(The exercise): Leaving out every picture, quote the data below exactly as it appears.

(Data block):
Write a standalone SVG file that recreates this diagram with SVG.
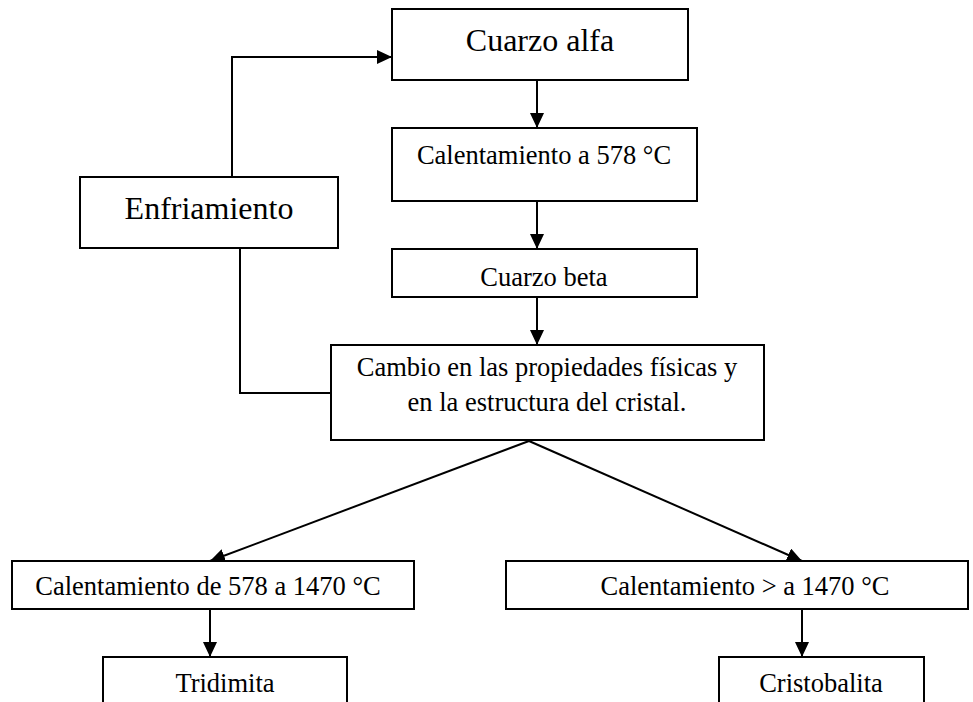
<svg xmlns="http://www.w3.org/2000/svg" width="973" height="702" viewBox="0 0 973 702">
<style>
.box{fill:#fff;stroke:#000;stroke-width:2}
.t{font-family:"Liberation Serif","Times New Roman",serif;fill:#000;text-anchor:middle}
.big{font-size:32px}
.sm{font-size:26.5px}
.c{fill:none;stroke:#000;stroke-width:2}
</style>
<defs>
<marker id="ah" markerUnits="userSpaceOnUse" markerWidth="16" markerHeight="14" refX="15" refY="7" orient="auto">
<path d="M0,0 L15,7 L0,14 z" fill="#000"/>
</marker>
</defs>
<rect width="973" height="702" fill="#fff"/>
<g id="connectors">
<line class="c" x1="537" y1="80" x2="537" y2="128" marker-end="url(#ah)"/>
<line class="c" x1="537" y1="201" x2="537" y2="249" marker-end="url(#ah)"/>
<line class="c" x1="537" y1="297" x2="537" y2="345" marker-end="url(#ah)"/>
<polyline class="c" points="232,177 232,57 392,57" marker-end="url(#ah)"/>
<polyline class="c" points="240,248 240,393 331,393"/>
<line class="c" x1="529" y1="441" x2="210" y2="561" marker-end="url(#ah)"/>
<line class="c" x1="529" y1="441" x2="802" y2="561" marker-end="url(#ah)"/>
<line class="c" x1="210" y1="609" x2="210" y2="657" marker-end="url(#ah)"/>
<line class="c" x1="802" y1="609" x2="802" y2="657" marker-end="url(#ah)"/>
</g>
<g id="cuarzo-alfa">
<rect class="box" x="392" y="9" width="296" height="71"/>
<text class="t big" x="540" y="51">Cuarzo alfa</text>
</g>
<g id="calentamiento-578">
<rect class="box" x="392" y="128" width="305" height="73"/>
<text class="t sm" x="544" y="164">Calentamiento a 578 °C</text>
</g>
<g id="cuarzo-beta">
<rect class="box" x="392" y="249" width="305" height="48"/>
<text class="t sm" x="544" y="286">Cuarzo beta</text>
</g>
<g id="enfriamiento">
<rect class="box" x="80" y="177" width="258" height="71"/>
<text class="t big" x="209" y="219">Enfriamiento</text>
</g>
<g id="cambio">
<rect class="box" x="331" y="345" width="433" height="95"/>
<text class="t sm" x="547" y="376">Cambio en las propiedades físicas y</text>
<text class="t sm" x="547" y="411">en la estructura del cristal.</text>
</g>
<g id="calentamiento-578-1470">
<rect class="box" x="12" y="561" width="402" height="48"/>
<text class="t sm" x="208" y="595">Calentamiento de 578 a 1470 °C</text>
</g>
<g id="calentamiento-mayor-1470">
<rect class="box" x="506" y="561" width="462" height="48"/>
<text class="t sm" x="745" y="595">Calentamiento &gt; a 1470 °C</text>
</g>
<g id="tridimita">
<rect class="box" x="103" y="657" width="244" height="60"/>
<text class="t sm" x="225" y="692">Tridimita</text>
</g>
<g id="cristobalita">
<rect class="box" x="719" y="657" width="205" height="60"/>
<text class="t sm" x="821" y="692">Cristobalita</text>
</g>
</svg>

(Result of this exercise):
Write a standalone SVG file that recreates this diagram with SVG.
<svg xmlns="http://www.w3.org/2000/svg" width="973" height="702" viewBox="0 0 973 702">
<style>
.box{fill:#fff;stroke:#000;stroke-width:2}
.t{font-family:"Liberation Serif","Times New Roman",serif;fill:#000;text-anchor:middle}
.big{font-size:32px}
.sm{font-size:26.5px}
.c{fill:none;stroke:#000;stroke-width:2}
</style>
<defs>
<marker id="ah" markerUnits="userSpaceOnUse" markerWidth="16" markerHeight="14" refX="15" refY="7" orient="auto">
<path d="M0,0 L15,7 L0,14 z" fill="#000"/>
</marker>
</defs>
<rect width="973" height="702" fill="#fff"/>
<g id="connectors">
<line class="c" x1="537" y1="80" x2="537" y2="128" marker-end="url(#ah)"/>
<line class="c" x1="537" y1="201" x2="537" y2="249" marker-end="url(#ah)"/>
<line class="c" x1="537" y1="297" x2="537" y2="345" marker-end="url(#ah)"/>
<polyline class="c" points="232,177 232,57 392,57" marker-end="url(#ah)"/>
<polyline class="c" points="240,248 240,393 331,393"/>
<line class="c" x1="529" y1="441" x2="210" y2="561" marker-end="url(#ah)"/>
<line class="c" x1="529" y1="441" x2="802" y2="561" marker-end="url(#ah)"/>
<line class="c" x1="210" y1="609" x2="210" y2="657" marker-end="url(#ah)"/>
<line class="c" x1="802" y1="609" x2="802" y2="657" marker-end="url(#ah)"/>
</g>
<g id="cuarzo-alfa">
<rect class="box" x="392" y="9" width="296" height="71"/>
<text class="t big" x="540" y="51">Cuarzo alfa</text>
</g>
<g id="calentamiento-578">
<rect class="box" x="392" y="128" width="305" height="73"/>
<text class="t sm" x="544" y="164">Calentamiento a 578 °C</text>
</g>
<g id="cuarzo-beta">
<rect class="box" x="392" y="249" width="305" height="48"/>
<text class="t sm" x="544" y="286">Cuarzo beta</text>
</g>
<g id="enfriamiento">
<rect class="box" x="80" y="177" width="258" height="71"/>
<text class="t big" x="209" y="219">Enfriamiento</text>
</g>
<g id="cambio">
<rect class="box" x="331" y="345" width="433" height="95"/>
<text class="t sm" x="547" y="376">Cambio en las propiedades físicas y</text>
<text class="t sm" x="547" y="411">en la estructura del cristal.</text>
</g>
<g id="calentamiento-578-1470">
<rect class="box" x="12" y="561" width="402" height="48"/>
<text class="t sm" x="208" y="595">Calentamiento de 578 a 1470 °C</text>
</g>
<g id="calentamiento-mayor-1470">
<rect class="box" x="506" y="561" width="462" height="48"/>
<text class="t sm" x="745" y="595">Calentamiento &gt; a 1470 °C</text>
</g>
<g id="tridimita">
<rect class="box" x="103" y="657" width="244" height="60"/>
<text class="t sm" x="225" y="692">Tridimita</text>
</g>
<g id="cristobalita">
<rect class="box" x="719" y="657" width="205" height="60"/>
<text class="t sm" x="821" y="692">Cristobalita</text>
</g>
</svg>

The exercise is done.